Understanding Portfolio Investment
BREAKING DOWN Portfolio Investment
Portfolio investments can span a wide range of asset classes such as stocks, government bonds, corporate bonds, Treasury bills, real estate investment trusts (REITs), exchange-traded funds (ETFs), mutual funds and certificates of deposit. Portfolio investments can also include options, derivatives such as warrants and futures, and physical investments such as commodities, real estate, land, and timber.
The composition of investments in a portfolio depends on a number of factors. Some of the most important include the investor’s risk tolerance, investment horizon and amount invested. For a young investor with limited funds, mutual funds or exchange-traded funds may be appropriate portfolio investments. For a high net worth individual, portfolio investments may include stocks, bonds, commodities, and rental properties.

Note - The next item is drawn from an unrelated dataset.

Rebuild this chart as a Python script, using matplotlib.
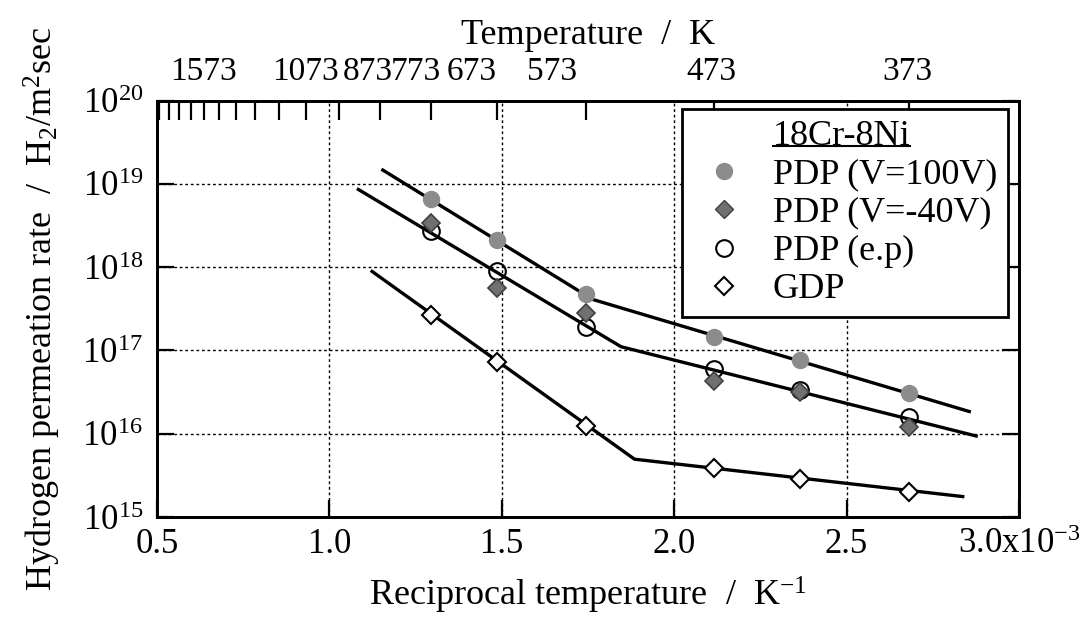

Portfolio investments for the largest institutional investors such as pension funds and sovereign funds include a significant proportion of infrastructure assets like bridges and toll roads. Portfolio investments for institutional investors generally need to have very long lives so that the duration of their assets and liabilities match.
Impact of Risk Tolerance, Age and Time Horizon
The investments that are made in a portfolio are dependent on the investor's individual circumstances. Those with a greater risk tolerance may favor investments in stocks, real estate, international securities, and options, while more conservative investors may opt for government bonds and the stocks of large well-known companies.
These risk preferences should also be weighed against the investor's goals and time horizon. A young person saving for retirement may have 30 years or more to save but isn't comfortable with the risks of the stock market. This individual may want to favor a more conservative mix of portfolio investments despite the long time horizon. Conversely, individuals with high-risk tolerances may want to avoid large allocations to riskier growth stocks if they are nearing retirement age. A progression to a portfolio of more conservative investments is generally recommended as an investment goal nears.
Portfolio Investments for Retirement
Investors saving for retirement should focus on a diversified mix of low-cost investments for their portfolios. Index funds have become popular in individual retirement accounts (IRAs) and 401(k) accounts, due to their broad exposure to a number of asset classes at a minimum expense level. These types of funds make ideal core holdings in retirement portfolios. Those wishing to take a more hands-on approach may tweak portfolio allocations by adding additional asset classes such as real estate, private equity, and individual stocks and bonds to their portfolio mix.